G7 Finance Ministers Agree to Cut Reliance on China For Rare Earths

WASHINGTON, Jan 13 – Finance ministers from the Group of Seven countries agreed Monday to hastily reduce their countries’ overreliance on China for critical minerals.

Following a meeting in Washington, also attended by representatives from several non-G7 countries, such as Australia, India and South Korea, Japanese Finance Minister Satsuki Katayama disclosed the agreement.

The U.S. Treasury said the participants “expressed a strong, shared desire to quickly address key vulnerabilities in critical minerals supply chains” throughout the course of discussions.

The meeting, hosted by U.S. Treasury Secretary Scott Bessent, took place as China has increasingly used its dominance in the processing of rare earth minerals to exert diplomatic and economic leverage.

Katayama also told reporters that she had explained Japan’s position on the Chinese export controls to her counterparts and imparted to them the country’s hard-won lessons from dealing with China’s 2010 export ban on rare earths.

Beijing has been taking aim at Tokyo since Japanese Prime Minister Sanae Takaichi’s remarks in parliament in November suggesting an attack on Taiwan could trigger a response by Japan’s defense forces.

China last week tightened controls on exports to Japan of dual-use items that have both civilian and military applications, with rare earths possibly included.

China mines around 70 percent of the world’s rare earths, which are vital to the manufacturing of high-tech and defense products, and refines about 90 percent of the raw materials.

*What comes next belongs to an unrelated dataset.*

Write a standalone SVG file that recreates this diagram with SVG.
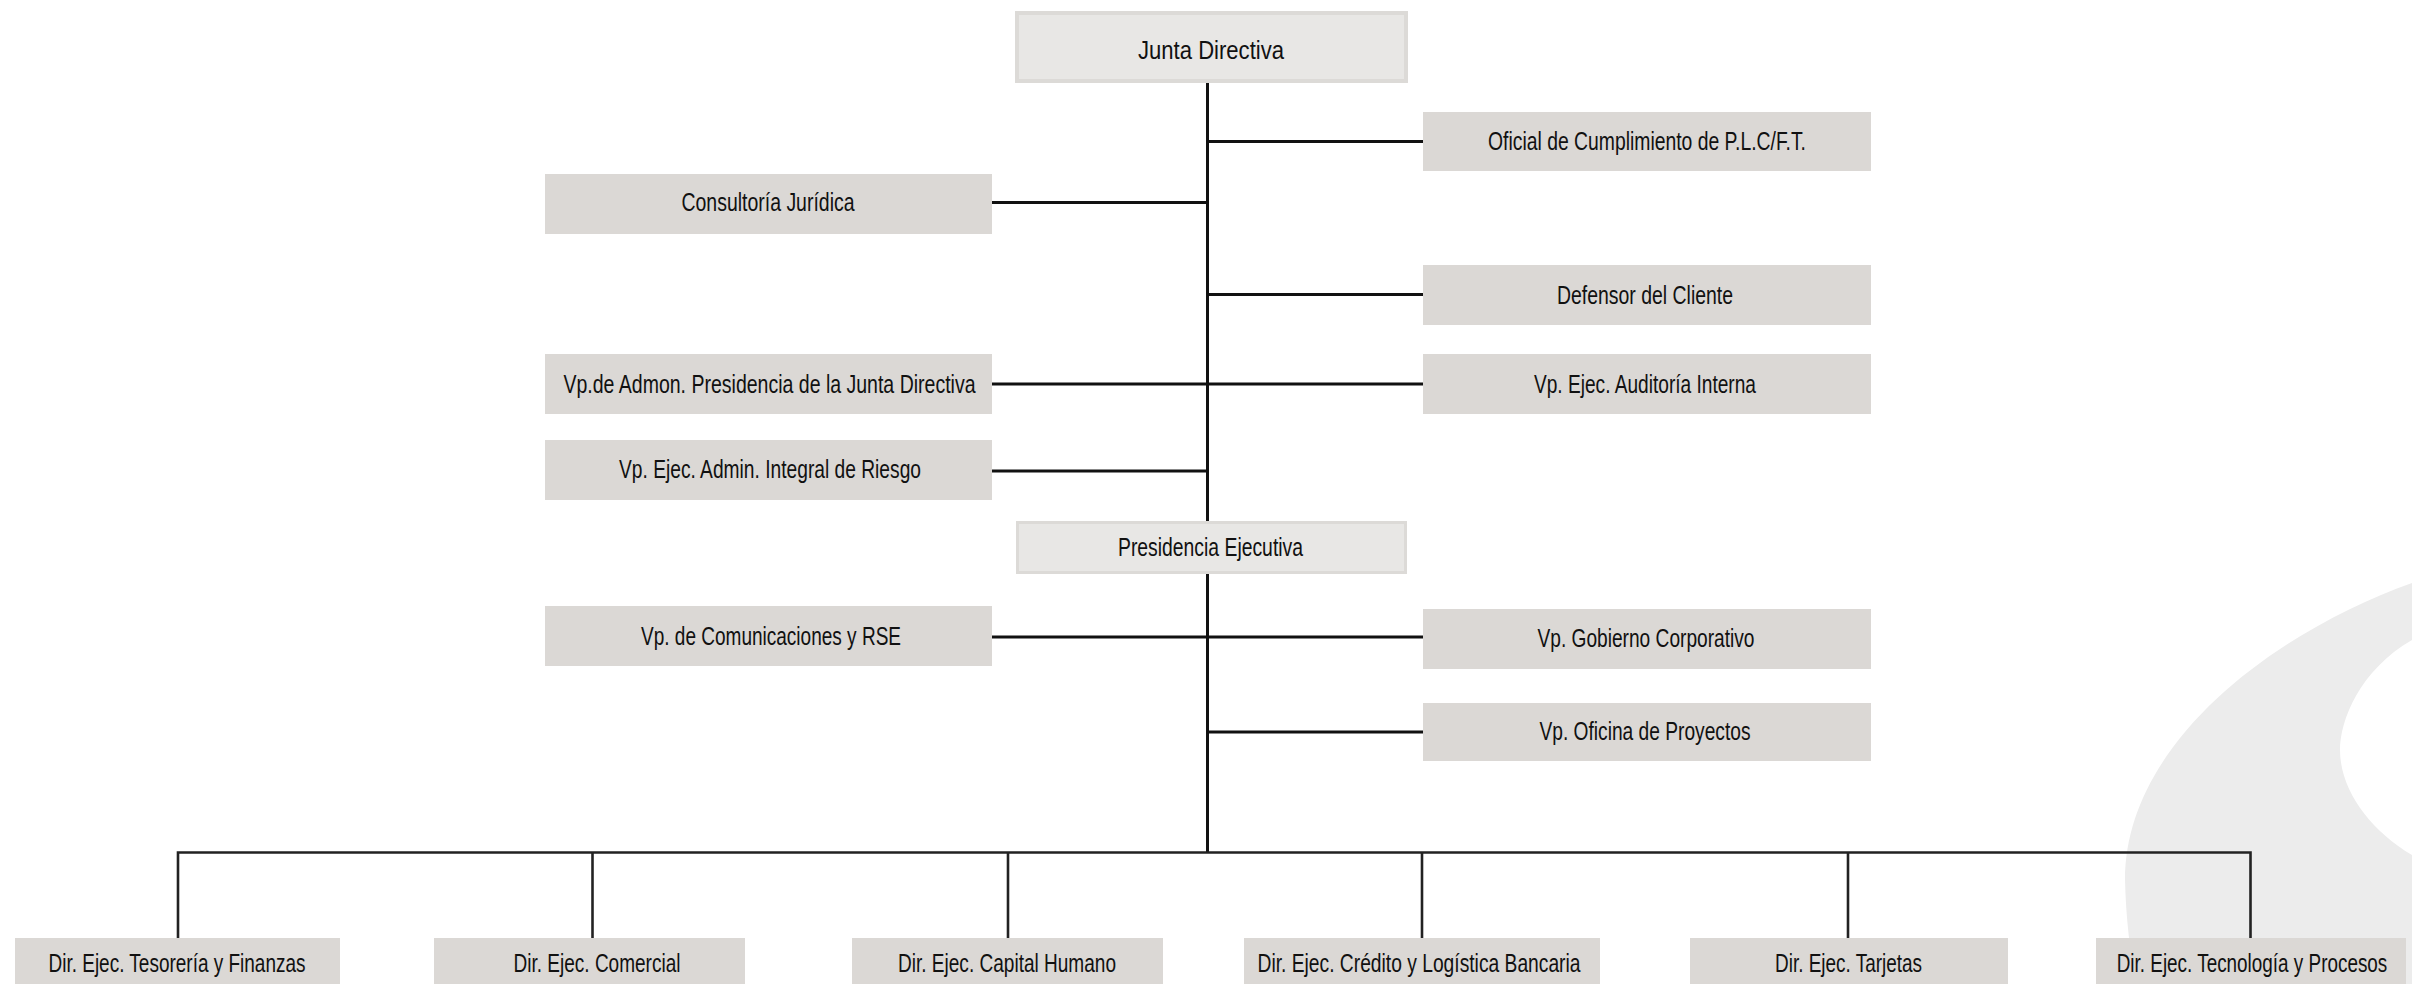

Last year, China also restricted exports of rare earths to the United States, in an apparent attempt to gain an edge in trade negotiations with the administration of President Donald Trump.

However, Trump’s meeting with Chinese President Xi Jinping in South Korea in late October led them to dial back some of their trade measures, including Beijing agreeing to suspend its expansion of export controls on rare earths for one year.

As part of joint efforts to mitigate economic security threats, the plan outlines areas of cooperation, including monitoring for critical minerals shortages and coordinating responses to intentional market disruption.

Under the initiative, the G7 and its partners are working together to diversify and onshore mining, processing, manufacturing and recycling of critical minerals.